En effet, les employeurs peuvent craindre de plus grandes difficultés avec la langue française de la part de candidats issus de l'immigration. Or on a observé qu'un signal explicite de maîtrise de la langue autochtone sur un CV (appartenance à un club de scrabble par exemple) élimine la discrimination d'origine, en particulier à l'encontre des femmes au nom à consonance maghrébine. C'est toutefois moins vrai pour les hommes.
Quel enseignement en tirer pour améliorer les politiques publiques ?
Il existe des formes de discrimination très différentes au sens où elles ne font pas intervenir la moindre défiance à l'égard des catégories de populations, mais des croyances, vraies ou fausses sur des différences de productivité entre les individus des différentes catégories de population. Autrement dit un employeur va favoriser une candidature masculine plutôt que féminine pour deux raisons. La première c'est la misogynie - il a du désagrément à interagir avec des femmes -; la seconde : il pense que les femmes ont des caractéristiques, au-delà de ce qui peut apparaître dans un CV, qui diffèrent de celles des hommes. Et que donc, il y a davantage de risques à embaucher une femme plutôt qu'un homme.
Cette deuxième forme de discrimination provient à nouveau de difficultés informationnelles. Si on pouvait démontrer à l'employeur que l'individu féminin et le masculin sont rigoureusement identiques, cet employeur ne ferait plus de différence entre ces candidats. Contre cette seconde discrimination, la batterie d'instruments de restauration de l'égalité des chances est donc aussi large qu'inexploitée, comme, par exemple, la labellisation de la maîtrise du français.
La première conclusion à tirer de mes travaux est donc que les écarts moyens ne permettent pas de mesurer la discrimination : pour la comprendre, il faut prendre en compte les différences entre les individus de différentes catégories de population. La seconde est l'importance des difficultés informationnelles.
Sur quels autres sujets vos travaux peuvent avoir des conséquences pour le débat public ?

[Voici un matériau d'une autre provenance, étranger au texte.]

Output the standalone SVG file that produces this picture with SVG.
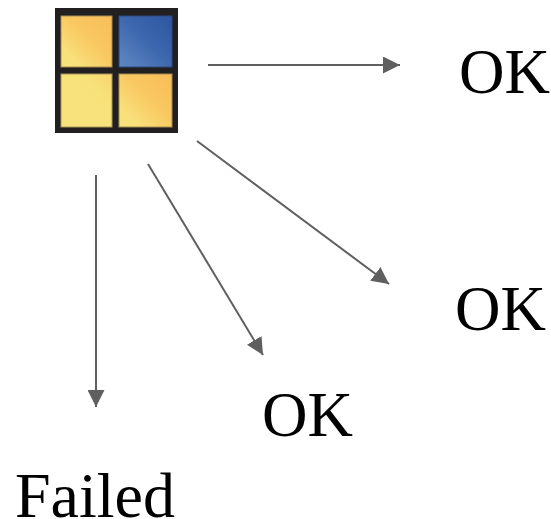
<svg xmlns="http://www.w3.org/2000/svg" width="551" height="519" viewBox="0 0 551 519">
<style>
.lbl{font-family:"Liberation Serif","Times New Roman",serif;font-size:63px;fill:#000}
.conn{stroke:#5f5f5f;stroke-width:2;fill:none;marker-end:url(#arrow)}
.cell{stroke-width:1}
</style>
<defs>
<marker id="arrow" markerUnits="userSpaceOnUse" markerWidth="17" markerHeight="17" viewBox="0 0 16 16" refX="16" refY="8" orient="auto">
<path d="M0 0L16 8L0 16Z" fill="#5f5f5f"/>
</marker>
<linearGradient id="gOrange" x1="0" y1="1" x2="1" y2="0">
<stop offset="0" stop-color="#f8e37c"/><stop offset="0.2" stop-color="#f8e07a"/><stop offset="0.55" stop-color="#f9c862"/><stop offset="1" stop-color="#f8bd58"/>
</linearGradient>
<linearGradient id="gYellow" x1="0" y1="1" x2="1" y2="0">
<stop offset="0" stop-color="#f7e37d"/><stop offset="0.7" stop-color="#f7e27a"/><stop offset="1" stop-color="#f8d56f"/>
</linearGradient>
<linearGradient id="gBlue" x1="0" y1="1" x2="1" y2="0">
<stop offset="0" stop-color="#5f89c4"/><stop offset="0.55" stop-color="#3c66ad"/><stop offset="1" stop-color="#2d56a0"/>
</linearGradient>
</defs>
<g id="icon">
<rect x="55" y="8" width="123" height="125" fill="#221f20"/>
<rect class="cell" x="61" y="16" width="51" height="51" fill="url(#gOrange)" stroke="#a58c50"/>
<rect class="cell" x="119" y="16" width="53" height="51" fill="url(#gBlue)" stroke="#2c4a80"/>
<rect class="cell" x="61" y="74" width="51" height="53" fill="url(#gYellow)" stroke="#a59658"/>
<rect class="cell" x="119" y="74" width="53" height="53" fill="url(#gOrange)" stroke="#a58c50"/>
</g>
<g id="connectors">
<line class="conn" x1="208" y1="65" x2="400" y2="65"/>
<line class="conn" x1="197" y1="141" x2="389" y2="284"/>
<line class="conn" x1="148" y1="164" x2="263" y2="355"/>
<line class="conn" x1="96" y1="175" x2="96" y2="407"/>
</g>
<g id="ok-top"><text class="lbl" x="459" y="93">OK</text></g>
<g id="ok-right"><text class="lbl" x="455" y="330">OK</text></g>
<g id="ok-bottom"><text class="lbl" x="262" y="436">OK</text></g>
<g id="failed"><text class="lbl" x="15" y="517" style="font-size:64px">Failed</text></g>
</svg>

Mes travaux consistent à essayer de comprendre comment les comportements réagissent aux politiques publiques, modifient leurs effets et leur efficacité. J'ai travaillé dans trois domaines en particulier : les discriminations à l'embauche, la place des femmes sur le marché du travail et enfin les modifications des pratiques du personnel médical liées au règles de fonctionnement du système de santé, établissant notamment qu'en laissant aux médecins spécialistes le choix d'être rémunéré à l'acte ou au temps passé renforcerait l'efficacité du système à coût identique. Car les médecins choisissent leur mode de rémunération en fonction de ce qu'ils sont. Ceux qui adoptent la nouvelle règle de rémunération sont plus enclins à allonger la durée des actes et à consacrer plus de temps à leurs patients.
Comment en êtes-vous venus à vous intéresser à l'impact de l'économie comportementale sur l'efficacité des politiques publiques ?
En commençant ma thèse de doctorat sur la corruption. C'est un domaine dans lequel les incitations monétaires changent toutes les perspectives en orientant les comportements de façon perverse, puisque le meilleur instrument de lutte contre la corruption est une décision institutionnelle qui pousse les gens à trahir les engagements qu'ils ont pris avec le corrupteur. Cela a éveillé mon intérêt pour l'interaction entre les incitations fournies par les politiques publiques et les déterminants des motivations individuelles : l'économie considère les individus tels qu'ils sont, avec leurs propres motivations et dans la diversité de leurs préférences, et permet donc de réfléchir aux règles qui régissent le vivre ensemble sans recourir à une vision naïve ou idéalisée des comportements individuels.